**RECORDS FOR PROCESSING:**
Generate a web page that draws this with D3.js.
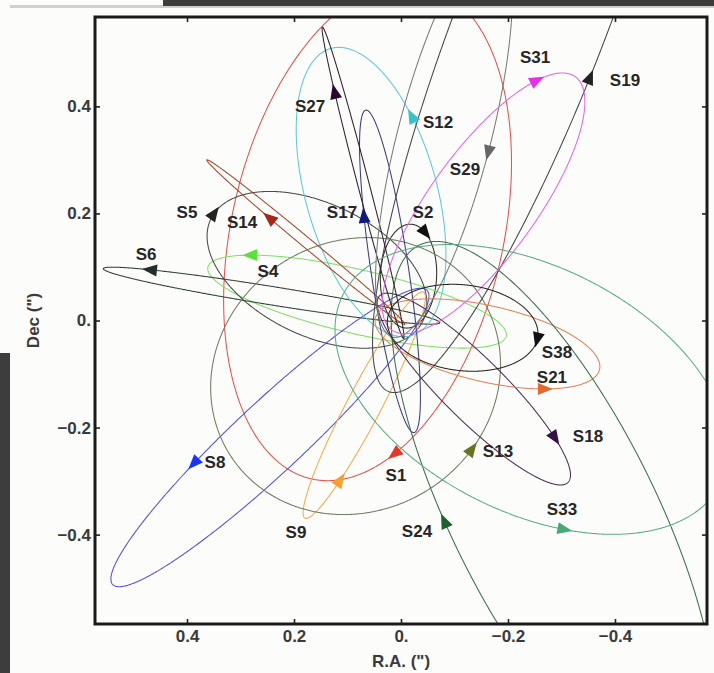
<!DOCTYPE html>
<html>
<head>
<meta charset="utf-8">
<script src="https://cdn.jsdelivr.net/npm/d3@7"></script>
<style>
  html, body { margin: 0; padding: 0; background: #fcfcfa; }
  svg { display: block; }
</style>
</head>
<body>
<svg id="chart" width="714" height="673"></svg>
<script>
// S-star orbits around Sgr A*: Keplerian elements per star
const stars    = ["S1","S2","S4","S5","S6","S8","S9","S12","S13","S14","S17","S18","S19","S21","S24","S27","S29","S31","S33","S38"];
const semiMajor = [0.520,0.123,0.298,0.250,0.436,0.411,0.293,0.2987,0.297,0.256,0.311,0.250,0.794,0.218,1.060,0.454,0.397,0.296,0.395,0.1416]; // arcsec
const ecc       = [0.496,0.880,0.406,0.842,0.886,0.824,0.825,0.8883,0.490,0.963,0.364,0.759,0.844,0.784,0.9405,0.952,0.916,0.917,0.700,0.8201];
const incl      = [120.82,135.25,77.83,143.7,86.44,74.01,81.00,33.56,24.7,97.3,96.83,110.67,71.96,58.8,106.30,92.91,122,146,35.6,171.1];   // deg
const node      = [341.61,225.39,258.11,109,83.46,315.90,147.58,230.1,74.5,227.74,188.06,43.0,344.60,262.0,4.2,191.7,157.0,130.6,67,101.06]; // deg
const periArg   = [122.3,63.56,316.4,236,129.5,345.2,225.2,317.9,248.2,339.0,326.0,349.46,155.2,166.4,292.6,308,342,343,354.1,17.99];       // deg

// Current position marked on each orbit (R.A., Dec offsets in arcsec)
const markRA  = [0.015,-0.0486,0.2822,0.3533,0.4692,0.3907,0.114,-0.0168,-0.1252,0.2486,0.0673,-0.3009,-0.357,-0.2692,-0.0822,0.1234,-0.1664,-0.2505,-0.3065,-0.2542];
const markDec = [-0.2449,0.1664,0.129,0.2037,0.0991,-0.2654,-0.2972,0.3813,-0.2355,0.1888,0.1963,-0.2112,0.4542,-0.1421,-0.3757,0.428,0.314,0.4561,-0.3869,-0.0355];

// Name label anchors (arcsec)
const labelRA  = [0.0094,-0.0411,0.2486,0.4000,0.4766,0.3477,0.1963,-0.0692,-0.1813,0.2972,0.1103,-0.3495,-0.4187,-0.2822,-0.0299,0.1701,-0.1196,-0.2505,-0.3009,-0.2916];
const labelDec = [-0.2897,0.2019,0.0916,0.2019,0.1234,-0.2654,-0.3963,0.3701,-0.2449,0.1832,0.2019,-0.2168,0.4486,-0.1065,-0.3944,0.4000,0.2822,0.4916,-0.3533,-0.0598];

const lineColors = ["#e2544c","#2a2a2a","#80e066","#4a4a4a","#2f3f38","#5050e0","#f2aa50","#5ccbd0","#6e7e60","#a5442e","#3a3c80","#4a3050","#454545","#e0845a","#3e6e4e","#2e202e","#7a7a7a","#e266ea","#5aab8a","#262626"];
const markColors = ["#e23a28","#111111","#5ce03a","#222222","#1e3028","#1a36f0","#f2a030","#38c2c8","#6a7420","#a22818","#101a78","#321040","#222222","#e26a30","#1e6030","#2a0a2a","#666666","#e232ea","#48aa78","#111111"];

const xTicks = [0.4, 0.2, 0, -0.2, -0.4];
const yTicks = [0.4, 0.2, 0, -0.2, -0.4];
const tickLabels = ["0.4", "0.2", "0.", "\u22120.2", "\u22120.4"];

const W = 714, H = 673;
const plot = { left: 95, right: 707, top: 17, bottom: 624 };
const FONT = "Liberation Sans, Arial, sans-serif";

const svg = d3.select("#chart");

// window chrome around the figure
svg.append("rect").attr("x", 0).attr("y", 0).attr("width", W).attr("height", H).attr("fill", "#fcfcfa");
svg.append("rect").attr("x", 10).attr("y", 5).attr("width", W - 10).attr("height", 3).attr("fill", "#cfcfcc");
svg.append("rect").attr("x", 163).attr("y", 0).attr("width", W - 163).attr("height", 6).attr("fill", "#3d3d3d");
svg.append("rect").attr("x", 0).attr("y", 353).attr("width", 10).attr("height", H - 353).attr("fill", "#3d3d3d");

// R.A. grows to the east (left)
const x = d3.scaleLinear().domain([0.572, -0.572]).range([plot.left, plot.right]);
const y = d3.scaleLinear().domain([-0.567, 0.567]).range([plot.bottom, plot.top]);

svg.append("clipPath").attr("id", "plotClip")
  .append("rect")
  .attr("x", plot.left).attr("y", plot.top)
  .attr("width", plot.right - plot.left).attr("height", plot.bottom - plot.top);

const rad = Math.PI / 180;
const N = 900;

// Sky-projected orbit traced by eccentric anomaly (Thiele-Innes constants)
function orbit(k) {
  const a = semiMajor[k], e = ecc[k];
  const i = incl[k] * rad, O = node[k] * rad, w = periArg[k] * rad;
  const A = a * (Math.cos(w) * Math.cos(O) - Math.sin(w) * Math.sin(O) * Math.cos(i));
  const B = a * (Math.cos(w) * Math.sin(O) + Math.sin(w) * Math.cos(O) * Math.cos(i));
  const F = a * (-Math.sin(w) * Math.cos(O) - Math.cos(w) * Math.sin(O) * Math.cos(i));
  const G = a * (-Math.sin(w) * Math.sin(O) + Math.cos(w) * Math.cos(O) * Math.cos(i));
  const s = Math.sqrt(1 - e * e);
  return d3.range(N).map(j => {
    const E = 2 * Math.PI * j / N;
    const X = Math.cos(E) - e, Y = s * Math.sin(E);
    return { ra: B * X + G * Y, dec: A * X + F * Y };
  });
}

const orbits = stars.map((s, k) => orbit(k));

const line = d3.line().x(d => x(d.ra)).y(d => y(d.dec)).curve(d3.curveLinearClosed);

const g = svg.append("g").attr("clip-path", "url(#plotClip)");

g.selectAll("path.orbit")
  .data(orbits)
  .join("path")
  .attr("class", "orbit")
  .attr("d", line)
  .attr("fill", "none")
  .attr("stroke", (d, k) => lineColors[k])
  .attr("stroke-width", 1.05);

// direction-of-motion arrowheads at the marked positions
const marks = stars.map((s, k) => {
  const pts = orbits[k];
  const mx = x(markRA[k]), my = y(markDec[k]);
  let best = 0, bd = Infinity;
  pts.forEach((p, j) => {
    const d = (x(p.ra) - mx) ** 2 + (y(p.dec) - my) ** 2;
    if (d < bd) { bd = d; best = j; }
  });
  const p0 = pts[(best - 2 + N) % N], p1 = pts[(best + 2) % N];
  const ang = Math.atan2(y(p1.dec) - y(p0.dec), x(p1.ra) - x(p0.ra)) / rad;
  return { k, px: x(pts[best].ra), py: y(pts[best].dec), ang };
});

g.selectAll("path.mark")
  .data(marks)
  .join("path")
  .attr("class", "mark")
  .attr("d", "M8,0 L-7,-6 L-7,6 Z")
  .attr("transform", d => `translate(${d.px},${d.py}) rotate(${d.ang})`)
  .attr("fill", d => markColors[d.k]);

svg.append("g").selectAll("text.star")
  .data(stars)
  .join("text")
  .attr("class", "star")
  .attr("x", (d, k) => x(labelRA[k]))
  .attr("y", (d, k) => y(labelDec[k]))
  .attr("text-anchor", "middle")
  .attr("dominant-baseline", "central")
  .attr("font-family", FONT)
  .attr("font-weight", "bold")
  .attr("font-size", 17)
  .attr("fill", "#262626")
  .text(d => d);

// frame axes with inward ticks on all four sides
const fmtX = v => tickLabels[xTicks.indexOf(v)];
const fmtY = v => tickLabels[yTicks.indexOf(v)];

function styleAxis(sel) {
  sel.select(".domain").remove();
  sel.selectAll(".tick line").attr("stroke", "#222").attr("stroke-width", 1.6);
  sel.selectAll(".tick text")
    .attr("font-family", FONT)
    .attr("font-weight", "bold")
    .attr("font-size", 17)
    .attr("fill", "#3a3a3a");
}

svg.append("g").attr("transform", `translate(0,${plot.bottom})`)
  .call(d3.axisBottom(x).tickValues(xTicks).tickFormat(fmtX).tickSize(-5).tickPadding(6))
  .call(styleAxis);
svg.append("g").attr("transform", `translate(0,${plot.top})`)
  .call(d3.axisTop(x).tickValues(xTicks).tickFormat("").tickSize(-5))
  .call(styleAxis);
svg.append("g").attr("transform", `translate(${plot.left},0)`)
  .call(d3.axisLeft(y).tickValues(yTicks).tickFormat(fmtY).tickSize(-5).tickPadding(4))
  .call(styleAxis);
svg.append("g").attr("transform", `translate(${plot.right},0)`)
  .call(d3.axisRight(y).tickValues(yTicks).tickFormat("").tickSize(-5))
  .call(styleAxis);

svg.append("rect")
  .attr("x", plot.left).attr("y", plot.top)
  .attr("width", plot.right - plot.left).attr("height", plot.bottom - plot.top)
  .attr("fill", "none").attr("stroke", "#1a1a1a").attr("stroke-width", 3);

svg.append("text")
  .attr("x", (plot.left + plot.right) / 2).attr("y", 661)
  .attr("text-anchor", "middle").attr("dominant-baseline", "central")
  .attr("font-family", FONT)
  .attr("font-weight", "bold").attr("font-size", 17).attr("fill", "#3a3a3a")
  .text("R.A. (\")");

svg.append("text")
  .attr("transform", `translate(33,${(plot.top + plot.bottom) / 2}) rotate(-90)`)
  .attr("text-anchor", "middle").attr("dominant-baseline", "central")
  .attr("font-family", FONT)
  .attr("font-weight", "bold").attr("font-size", 17).attr("fill", "#3a3a3a")
  .text("Dec (\")");
</script>
</body>
</html>
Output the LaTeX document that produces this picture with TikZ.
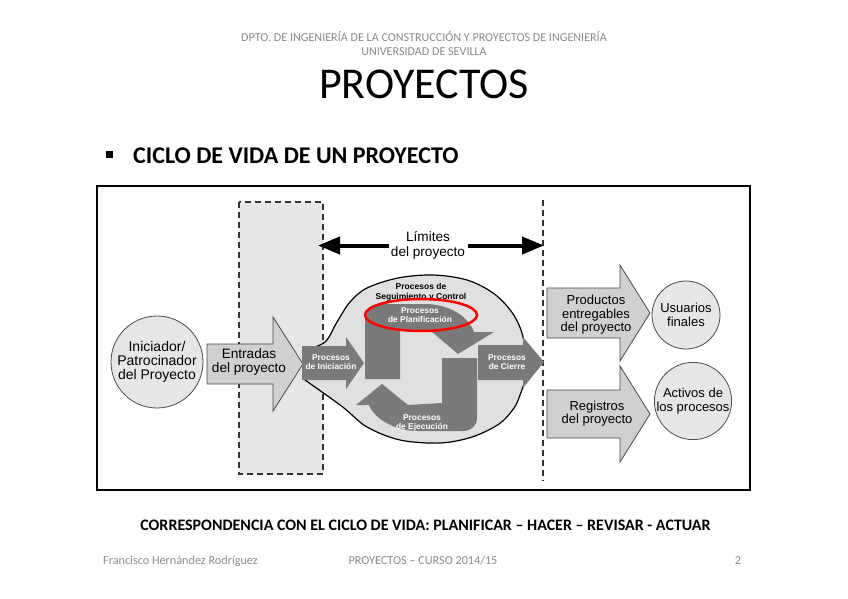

**DESCRIPTION OF THE TASK:** Tally the lines above containing "this". Answer with the count only.

**COMPLETE RESPONSE:** 2